The Istanbul Center for Mathematical Sciences (IMBM) is an independent center for mathematics situated in the South Campus of Boğaziçi University, Istanbul, near the Mathematics Department. The center was initiated by several major universities in Istanbul and was formally inaugurated in 2006. The center aims to host and encourage the mathematical research and the interaction of researchers.

==Background==
IMBM is currently the only center for mathematics in Turkey. It was proposed by Betül Tanbay in 2003, then the chairwoman of the Mathematics Department of Boğaziçi University to its rector Sabih Tansal who immediately allocated a site. The center was opened in 2006 by the rectors of three universities in Istanbul, Boğaziçi University, Koç University and Sabancı University. At that time, the three rectors were all mathematicians, Ayşe Soysal, Attila Aşkar and Tosun Terzioğlu respectively, which made the contract easier. The universities provided academic and from time to time small amounts of financial support. An account of the history can be found in EMS Newsletter.

IMBM is administrated by a management committee, a scientific steering committee, and an international scientific advisory board. The scientific advisory board consists of the following mathematicians: David Mumford from Brown and Harvard,
Victor Kac from MIT,
Selman Akbulut from Michigan State University,
Gilles Pisier from Paris VI and Texas A&M ,
Edriss Titi from Weizmann Institute and University of California Irvine. David Mumford agreed to join the Scientific Advisory Board during his visit to Turkey back in 2003. He has reported his personal observations in Notices of the AMS.

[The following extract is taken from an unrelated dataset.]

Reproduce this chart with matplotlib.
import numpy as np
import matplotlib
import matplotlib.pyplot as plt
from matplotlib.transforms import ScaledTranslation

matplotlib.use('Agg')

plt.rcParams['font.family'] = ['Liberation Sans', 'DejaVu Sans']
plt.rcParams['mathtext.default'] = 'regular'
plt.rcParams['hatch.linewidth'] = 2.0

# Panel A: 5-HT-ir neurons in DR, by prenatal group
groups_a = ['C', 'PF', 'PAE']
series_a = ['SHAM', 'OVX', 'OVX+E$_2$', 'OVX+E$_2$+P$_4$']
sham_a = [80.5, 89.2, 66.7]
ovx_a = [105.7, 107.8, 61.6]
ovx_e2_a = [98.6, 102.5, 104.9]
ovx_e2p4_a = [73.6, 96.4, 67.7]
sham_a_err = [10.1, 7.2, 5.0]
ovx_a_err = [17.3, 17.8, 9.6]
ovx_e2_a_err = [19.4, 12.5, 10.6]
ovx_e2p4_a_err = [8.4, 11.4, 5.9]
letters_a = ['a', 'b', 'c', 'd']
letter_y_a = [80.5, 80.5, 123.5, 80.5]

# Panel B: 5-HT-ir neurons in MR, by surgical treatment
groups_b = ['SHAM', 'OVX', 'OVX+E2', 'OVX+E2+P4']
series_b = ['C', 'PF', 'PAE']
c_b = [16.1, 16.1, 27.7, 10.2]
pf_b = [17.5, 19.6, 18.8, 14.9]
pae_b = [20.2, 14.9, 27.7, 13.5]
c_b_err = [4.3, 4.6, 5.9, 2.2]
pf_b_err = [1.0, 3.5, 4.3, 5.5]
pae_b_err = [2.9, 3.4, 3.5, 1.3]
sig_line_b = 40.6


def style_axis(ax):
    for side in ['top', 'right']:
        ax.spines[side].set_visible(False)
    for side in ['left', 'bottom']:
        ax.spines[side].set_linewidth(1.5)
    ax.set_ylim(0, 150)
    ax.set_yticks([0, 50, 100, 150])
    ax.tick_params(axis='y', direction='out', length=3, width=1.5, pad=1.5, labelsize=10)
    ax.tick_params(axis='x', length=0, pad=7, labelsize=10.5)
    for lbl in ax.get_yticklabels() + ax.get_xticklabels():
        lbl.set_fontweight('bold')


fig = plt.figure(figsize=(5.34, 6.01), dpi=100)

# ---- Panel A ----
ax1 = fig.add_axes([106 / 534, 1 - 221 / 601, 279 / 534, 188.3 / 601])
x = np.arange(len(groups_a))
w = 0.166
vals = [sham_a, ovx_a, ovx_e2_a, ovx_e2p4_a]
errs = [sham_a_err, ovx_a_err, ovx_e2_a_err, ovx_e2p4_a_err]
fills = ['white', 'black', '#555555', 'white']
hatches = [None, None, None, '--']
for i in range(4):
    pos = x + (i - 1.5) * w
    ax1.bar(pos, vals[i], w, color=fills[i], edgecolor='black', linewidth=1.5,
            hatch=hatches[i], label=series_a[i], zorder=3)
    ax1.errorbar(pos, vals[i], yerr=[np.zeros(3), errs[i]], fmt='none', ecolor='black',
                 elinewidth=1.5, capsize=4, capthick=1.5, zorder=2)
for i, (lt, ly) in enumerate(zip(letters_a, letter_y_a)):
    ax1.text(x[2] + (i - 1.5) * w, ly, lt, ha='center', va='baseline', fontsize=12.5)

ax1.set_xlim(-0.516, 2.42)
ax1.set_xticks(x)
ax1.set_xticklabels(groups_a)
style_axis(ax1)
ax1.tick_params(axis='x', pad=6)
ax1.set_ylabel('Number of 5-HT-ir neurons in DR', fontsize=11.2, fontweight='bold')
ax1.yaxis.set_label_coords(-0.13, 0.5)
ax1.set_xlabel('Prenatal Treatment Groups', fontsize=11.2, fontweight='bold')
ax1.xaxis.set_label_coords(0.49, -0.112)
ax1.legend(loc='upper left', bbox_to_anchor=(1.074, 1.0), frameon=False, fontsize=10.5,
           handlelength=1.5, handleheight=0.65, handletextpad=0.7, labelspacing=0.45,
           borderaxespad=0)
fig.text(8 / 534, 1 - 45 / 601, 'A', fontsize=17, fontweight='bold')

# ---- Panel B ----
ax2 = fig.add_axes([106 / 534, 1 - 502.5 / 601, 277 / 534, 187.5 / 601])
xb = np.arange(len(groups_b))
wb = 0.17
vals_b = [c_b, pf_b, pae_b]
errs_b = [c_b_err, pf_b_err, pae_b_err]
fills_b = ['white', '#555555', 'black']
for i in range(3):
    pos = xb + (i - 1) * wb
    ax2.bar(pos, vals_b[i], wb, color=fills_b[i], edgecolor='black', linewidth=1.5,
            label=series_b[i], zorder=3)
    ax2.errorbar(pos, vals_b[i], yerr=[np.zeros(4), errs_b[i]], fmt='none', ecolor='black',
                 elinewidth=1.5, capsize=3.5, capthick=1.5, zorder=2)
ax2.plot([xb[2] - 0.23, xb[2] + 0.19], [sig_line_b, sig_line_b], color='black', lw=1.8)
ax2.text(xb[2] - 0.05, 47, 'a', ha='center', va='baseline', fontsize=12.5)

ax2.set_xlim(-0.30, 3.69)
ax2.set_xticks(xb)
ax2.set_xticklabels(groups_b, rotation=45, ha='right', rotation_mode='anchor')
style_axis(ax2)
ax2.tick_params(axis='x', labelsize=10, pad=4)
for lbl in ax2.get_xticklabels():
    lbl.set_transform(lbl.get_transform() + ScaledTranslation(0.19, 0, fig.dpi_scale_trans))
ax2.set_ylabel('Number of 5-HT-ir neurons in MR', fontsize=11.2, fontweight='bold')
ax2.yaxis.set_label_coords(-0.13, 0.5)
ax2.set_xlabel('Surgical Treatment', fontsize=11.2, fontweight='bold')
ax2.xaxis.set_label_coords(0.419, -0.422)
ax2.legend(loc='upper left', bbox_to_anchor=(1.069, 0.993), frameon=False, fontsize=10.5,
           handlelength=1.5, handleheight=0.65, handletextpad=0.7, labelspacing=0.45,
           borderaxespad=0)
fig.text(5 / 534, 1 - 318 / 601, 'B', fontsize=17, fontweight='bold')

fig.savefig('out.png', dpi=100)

The opening seminar of IMBM was delivered by Dan Goldston, János Pintz and Cem Yalçın Yıldırım in 2006. Since then, the center has hosted many activities with distinguished participants.

Resources of IMBM come from endowment income, personal and institutional grants and collaboration agreements and gifts.

== Buildings==
There are two buildings of the center. Both have an excellent view of the Bosphorus strait. The buildings had been in very bad condition and were brought to life by the initiative of Betül Tanbay from Boğaziçi University Mathematics Department, the first codirector of IMBM. The first floor of the main building consists of three offices with a modest library and computers. A 40-person seminar room is on the second floor.

There are four bedrooms of the center, accommodating up to six people. Two bedrooms are located in the last floor of the main building. The other two are located in a self-contained one-storey house next to the main building, which has, besides, a kitchen and a living room.